- I Am Playr logo
- Developer: We R Interactive / Big Balls Productions
- Platform: Browser / Unity / Adobe Flash
- Release: March 21, 2011
- Genres: Sports, Full motion video based game
- Mode: Single-player

= I Am Playr =

2011 video game

I Am Playr was a first person association football video game with social network elements. It was available on the social–networking website Facebook. Jointly developed by We R Interactive and Big Balls Productions, the gamer plays as a professional footballer in a first-person perspective taking in events both on and off the football pitch that featured full motion video cutscenes.

==Gameplay==
The main gameplay is in first-person, with the player deciding the actions of the character on and off the football pitch who plays for the fictional football team "River Park F.C.". In-match gameplay consists of scrolling text before switching to the first-person perspective as the player character gets chances on goal. Between games there is the opportunity to gain match fitness points by completing training exercises.

The season starts with the player character signing for River Park F.C., before moving on to the training ground to practise shooting skills.
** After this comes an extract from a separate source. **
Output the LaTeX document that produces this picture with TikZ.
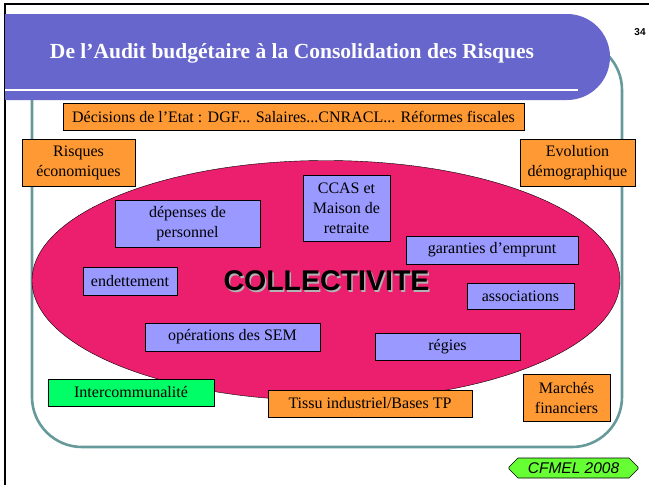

The in-game football show "Goal Mouth" also appears from time to time with Lee Dixon and Andy Townsend appearing as pundits. Virtual in-game items can improve the performance of the main character, in particular the three main statistics of accuracy, power and curl.

Revenue is generated by players purchasing equipment in the game, and from brand sponsorship. Several professional footballers make a cameo appearance in the game, including former Manchester United striker Teddy Sheringham, Tottenham Hotspur's Aaron Lennon and Arsenal's Theo Walcott. In December new features were added including free kick practice with Gary McAllister and appearances from Mark Noble. In 2016 the game had been deleted.

==Development==
We R Interactive was originally backed by film producer Eric Fellner of Working Title Films and Fru Hazlitt of ITV. I Am Playr was revealed for the first time in November 2010, being billed as "the first–ever point–of–view football game". It is the company's first product.

We R Interactive worked together with the film company Big Balls Productions and Boss Reece for the interactive video elements of the game, the beta version of which took nine months to design and build. Co-founder of We R Interactive, Dave Rose said of the video elements, "Film gives us the ability to build characters and bring a more visceral feel to the interactive experience". During the closed beta, initial sponsors were found in the forms of Nike, Inc. and Red Bull, with Ginsters also being in-game sponsors on the fictional football team's kit, even though they sponsor Plymouth Argyle's shirts in real life. Alfa Romeo were added as an additional sponsor in May 2011, with their branding featured in in-game matches on sponsorship boards, and the Alfa Romeo MiTo being featured as a new gaming element. Bookies Betfred were also involved allowing players to bet on Premier League matches, and money won from bets was added to the player's cash.

In May 2011 a series of investors put a collective £3.1 ($5) million, including former England international footballer Lee Dixon. Dixon had also been added to the game's storylines, where he said of his role, "I'm excited to be adding my own real-life football experience – both on and off the pitch – to the game's storylines."

An affiliate marketing scheme has been created called "I Am Scout", where football bloggers and sites can sign up to access promotional items and content. A logging system of recording the goals scored by players signed up through those sites had entered the "scouts" in a leaderboard with the winner going on a trip to watch Real Madrid play.

==Reception==
Reviewing the beta version in April 2011, Chris Derrer of PopFodder.com described I Am Playr as "horrendously addictive" and closed the review by recommending players to "Play it, love it, obsess over it. We have." However Alexander Bevier of Joystick Division had concerns about the novelty of the full motion video "wear[ing] thin".